A seguito delle modifiche apportate dalla riforma de quo, viene oggi riconosciuta agli agenti e agli ufficiali indicati la possibilità di accedere agli schedari dei veicoli rubati e allo schedario dei documenti di identità rubati o smarriti operanti presso il centro elaborazione dati di cui all’art. 8 della legge 1 aprile 1981, n. 121 (rubricata “Nuovo ordinamento dell’Amministrazione della pubblica sicurezza”), come modificata dalla legge 668/1986 e dalla legge 685/1996, ora D.lgs. 196/2003 (“Codice in materia di protezione dei dati personali”).
Inoltre, la norma in esame permette al personale della polizia municipale, previa apposita abilitazione, un ruolo anche attivo, di immissione nell’indicato CED dei dati acquisiti autonomamente relativi ai veicoli rubati e ai documenti rubati o smarriti.
Analoga facoltà è riconosciuta dall’art. 8-bis anche agli ufficiali e agli agenti appartenenti al Corpo delle capitanerie di porto al fine di un migliore soddisfacimento delle esigenze di sicurezza portuale e dei trasporti marittimi; costoro potranno sia avere accesso ai dati contenuti negli schedari indicati, seppur limitatamente a quelli correlati alle funzioni loro attribuite, che inserire i nuovi dati autonomamente acquisiti.
Inoltre, al personale della polizia municipale in possesso della qualifica di agente di pubblica sicurezza, è altresì riconosciuta la possibilità di accedere alle informazioni concernenti i permessi di soggiorno rilasciati e rinnovati, in relazione a quanto previsto nell'articolo 54, comma 5-bis, del testo unico del 18 agosto 2000, n. 267, e successive modificazioni, nonché di inserire presso il medesimo Centro altre informazioni autonomamente acquisite.
In ogni caso, l’accesso ai dati contenuti nel Centro Elaborazione Dati è consentito per le sole finalità istituzionali e nei limiti della disciplina prevista dal codice di procedura penale.

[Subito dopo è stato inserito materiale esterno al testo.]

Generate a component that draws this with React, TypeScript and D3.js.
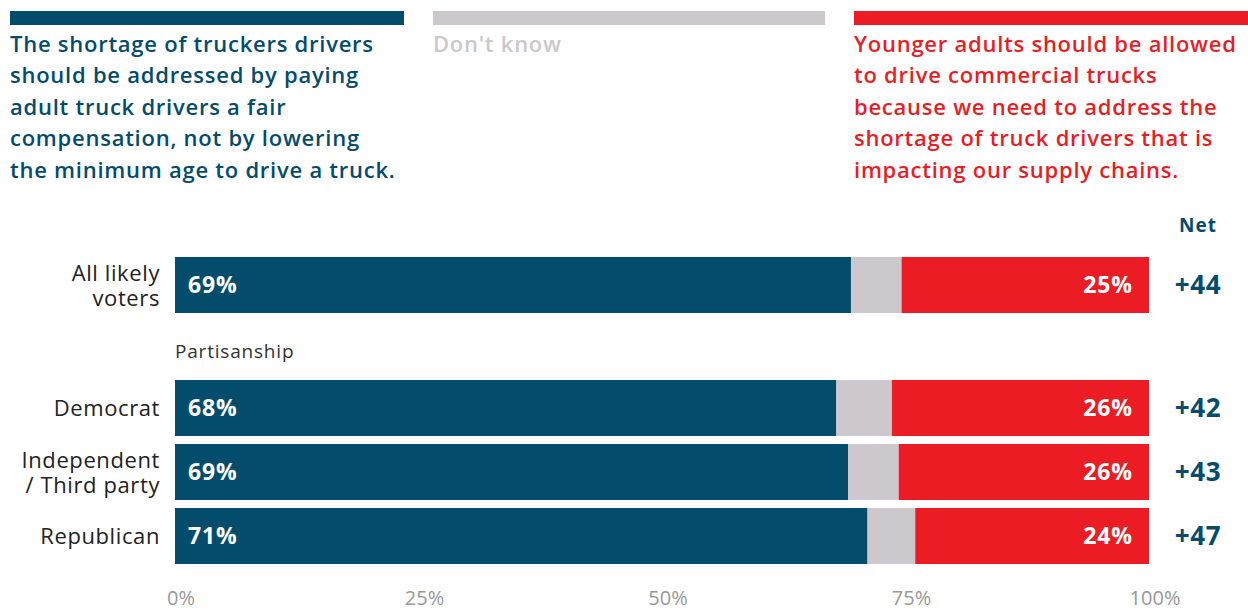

E’ comunque vietata ogni utilizzazione delle informazioni per qualunque finalità non riconducibile alla tutela dell’ordine, della sicurezza pubblica, e di prevenzione e repressione della criminalità, così come è vietata la circolazione delle informazioni all’interno della pubblica amministrazione fuori dei casi normativamente indicati.